Various metals such as lead, zinc, cadmium, nickel, copper and mercury are continuously being added to our soil ecosystem through different agrochemical usage, industrial waste disposal, application of urban sewage sludge, vehicle exhausts, and waste incineration and from many anthropogenic sources (Noumavo et al. 2016). These contaminations in our agricultural soils cause threat to food safety. Plants uptake different metals into their body and retains for a long days. As a result these metals can transferred to the higher tropic level like human and other animals.

Cadmium inhibits plant growth, hampers plant water relationship and ion metabolism, inhibits chlorophyll biosynthesis, inhibits many enzymes like Fructose bis-phosphatase, Fructose 6 phosphate kinase, Phosphoenolpyruvate carboxylase, NADP+ glyceraldehyde-3-phosphate dehydrogenase Ribulose-1,5-bisphosphate carboxylase oxygenase, and Carbonic anhydrase (Krantev, Yordanova, and Popova 2006; Popova et al. 2009). Cd act as a potent nephrotoxin and class-I carcinogen in animals. Lead (Pb) persists in the environment for a long time and causes anemia, reproductive impairment, renal failure, neurodegenerative damage etc. (Eslami et al. 2011). Pb badly affects plants in the seed germination, biomass production, root-shoot growth, chlorophyll content and ion distribution (Trvedi and Erdei 1992; He 1990).
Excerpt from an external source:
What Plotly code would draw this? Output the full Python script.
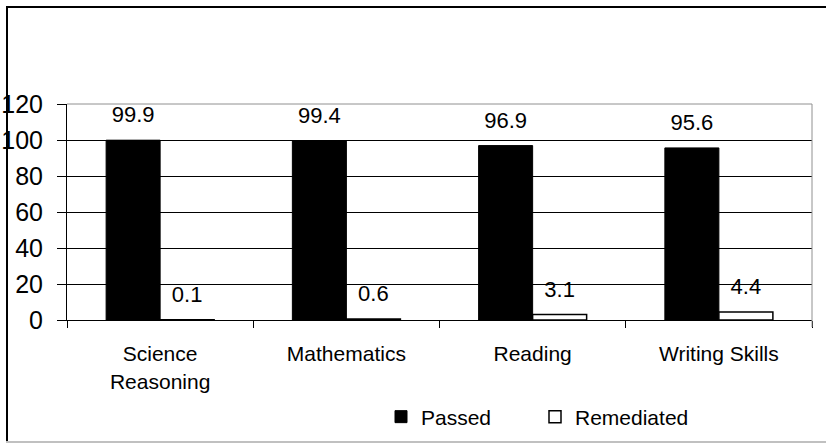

These heavy metals affect a considerable harmful effect on environment, soil ecosystems and human health due to their mobility and solubility (Kabata-Pendias 1992). Frequently, the soil may be contaminated as much as a harmful waste (Berti and Jacob, 1996). In developing countries, heavy metals contamination in soil is a much talkative concern (Yanez et al., 2002; Pramanik et al. 2016; Pal and Sengupta, 2019). It is now important to remediate the contaminated soil to develop suitable agricultural land.